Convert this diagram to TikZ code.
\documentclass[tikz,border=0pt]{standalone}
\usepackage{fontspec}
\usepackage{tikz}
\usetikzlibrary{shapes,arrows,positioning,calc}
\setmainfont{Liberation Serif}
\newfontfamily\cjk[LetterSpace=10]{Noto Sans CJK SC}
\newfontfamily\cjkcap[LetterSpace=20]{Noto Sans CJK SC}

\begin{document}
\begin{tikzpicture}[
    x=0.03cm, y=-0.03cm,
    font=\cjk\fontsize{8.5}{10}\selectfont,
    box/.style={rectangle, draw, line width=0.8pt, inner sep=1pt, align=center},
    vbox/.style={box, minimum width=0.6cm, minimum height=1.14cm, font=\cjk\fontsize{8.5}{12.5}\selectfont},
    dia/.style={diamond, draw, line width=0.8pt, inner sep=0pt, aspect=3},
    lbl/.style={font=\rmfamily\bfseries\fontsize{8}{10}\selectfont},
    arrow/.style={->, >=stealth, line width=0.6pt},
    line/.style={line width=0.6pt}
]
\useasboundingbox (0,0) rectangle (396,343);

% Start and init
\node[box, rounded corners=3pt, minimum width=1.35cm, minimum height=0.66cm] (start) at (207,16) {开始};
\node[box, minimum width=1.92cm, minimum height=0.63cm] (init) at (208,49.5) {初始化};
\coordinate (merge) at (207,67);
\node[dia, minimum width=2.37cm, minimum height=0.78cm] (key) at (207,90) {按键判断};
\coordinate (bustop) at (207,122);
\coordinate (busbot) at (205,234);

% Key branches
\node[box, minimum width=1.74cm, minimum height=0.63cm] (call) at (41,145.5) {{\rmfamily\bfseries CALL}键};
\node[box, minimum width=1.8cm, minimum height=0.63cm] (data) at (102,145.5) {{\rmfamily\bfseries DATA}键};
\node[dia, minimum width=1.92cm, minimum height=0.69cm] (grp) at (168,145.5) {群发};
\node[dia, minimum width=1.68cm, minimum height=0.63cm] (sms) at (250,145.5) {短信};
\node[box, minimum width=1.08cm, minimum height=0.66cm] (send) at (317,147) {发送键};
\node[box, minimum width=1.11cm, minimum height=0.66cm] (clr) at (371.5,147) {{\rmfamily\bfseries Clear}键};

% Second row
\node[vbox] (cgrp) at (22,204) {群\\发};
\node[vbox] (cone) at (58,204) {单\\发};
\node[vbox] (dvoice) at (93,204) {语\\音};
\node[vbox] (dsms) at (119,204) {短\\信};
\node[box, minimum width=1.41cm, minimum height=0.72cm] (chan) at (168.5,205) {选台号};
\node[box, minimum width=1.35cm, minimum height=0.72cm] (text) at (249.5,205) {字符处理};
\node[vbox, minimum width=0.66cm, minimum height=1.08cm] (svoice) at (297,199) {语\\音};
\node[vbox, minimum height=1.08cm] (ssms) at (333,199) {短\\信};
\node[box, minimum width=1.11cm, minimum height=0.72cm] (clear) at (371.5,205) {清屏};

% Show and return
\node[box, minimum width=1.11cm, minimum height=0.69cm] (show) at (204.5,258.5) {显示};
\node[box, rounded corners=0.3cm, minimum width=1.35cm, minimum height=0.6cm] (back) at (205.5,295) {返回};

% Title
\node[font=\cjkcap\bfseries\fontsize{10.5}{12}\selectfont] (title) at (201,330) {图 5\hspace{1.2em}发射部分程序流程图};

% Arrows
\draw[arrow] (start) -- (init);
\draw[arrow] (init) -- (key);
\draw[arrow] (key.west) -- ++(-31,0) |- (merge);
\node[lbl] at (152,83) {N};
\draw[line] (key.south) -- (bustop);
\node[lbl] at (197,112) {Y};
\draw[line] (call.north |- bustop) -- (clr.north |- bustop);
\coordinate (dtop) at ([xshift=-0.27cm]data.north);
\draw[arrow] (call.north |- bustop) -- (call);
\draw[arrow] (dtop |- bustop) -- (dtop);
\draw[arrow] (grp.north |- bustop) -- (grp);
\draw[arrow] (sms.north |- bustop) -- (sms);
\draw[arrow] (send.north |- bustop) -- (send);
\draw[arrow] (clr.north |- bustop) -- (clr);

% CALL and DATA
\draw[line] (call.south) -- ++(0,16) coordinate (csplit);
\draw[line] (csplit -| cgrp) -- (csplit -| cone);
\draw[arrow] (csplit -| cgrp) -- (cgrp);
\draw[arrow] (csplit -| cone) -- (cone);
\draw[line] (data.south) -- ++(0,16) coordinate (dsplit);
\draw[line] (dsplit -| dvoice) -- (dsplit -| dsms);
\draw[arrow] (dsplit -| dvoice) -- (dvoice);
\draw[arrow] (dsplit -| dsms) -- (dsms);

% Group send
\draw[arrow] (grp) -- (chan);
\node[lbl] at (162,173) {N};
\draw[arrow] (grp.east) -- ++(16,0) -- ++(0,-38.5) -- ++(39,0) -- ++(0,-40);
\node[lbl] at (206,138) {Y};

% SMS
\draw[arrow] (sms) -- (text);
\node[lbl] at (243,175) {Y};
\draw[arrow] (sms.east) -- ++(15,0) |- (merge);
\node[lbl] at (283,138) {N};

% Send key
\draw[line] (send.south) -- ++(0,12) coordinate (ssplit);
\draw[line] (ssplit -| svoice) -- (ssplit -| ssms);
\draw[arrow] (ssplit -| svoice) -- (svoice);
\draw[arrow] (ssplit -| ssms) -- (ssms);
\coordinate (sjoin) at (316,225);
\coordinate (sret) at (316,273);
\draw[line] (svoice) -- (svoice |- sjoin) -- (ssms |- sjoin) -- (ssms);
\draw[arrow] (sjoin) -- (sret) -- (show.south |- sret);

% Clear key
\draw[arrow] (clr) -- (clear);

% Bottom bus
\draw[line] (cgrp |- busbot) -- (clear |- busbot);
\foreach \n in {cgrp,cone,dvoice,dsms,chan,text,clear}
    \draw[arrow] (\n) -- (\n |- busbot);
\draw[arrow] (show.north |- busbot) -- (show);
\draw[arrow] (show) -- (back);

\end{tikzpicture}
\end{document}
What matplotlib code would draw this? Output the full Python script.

JOB
Copy every line above that holds the word "code".

TASK ANSWER
Convert this diagram to TikZ code.
What matplotlib code would draw this? Output the full Python script.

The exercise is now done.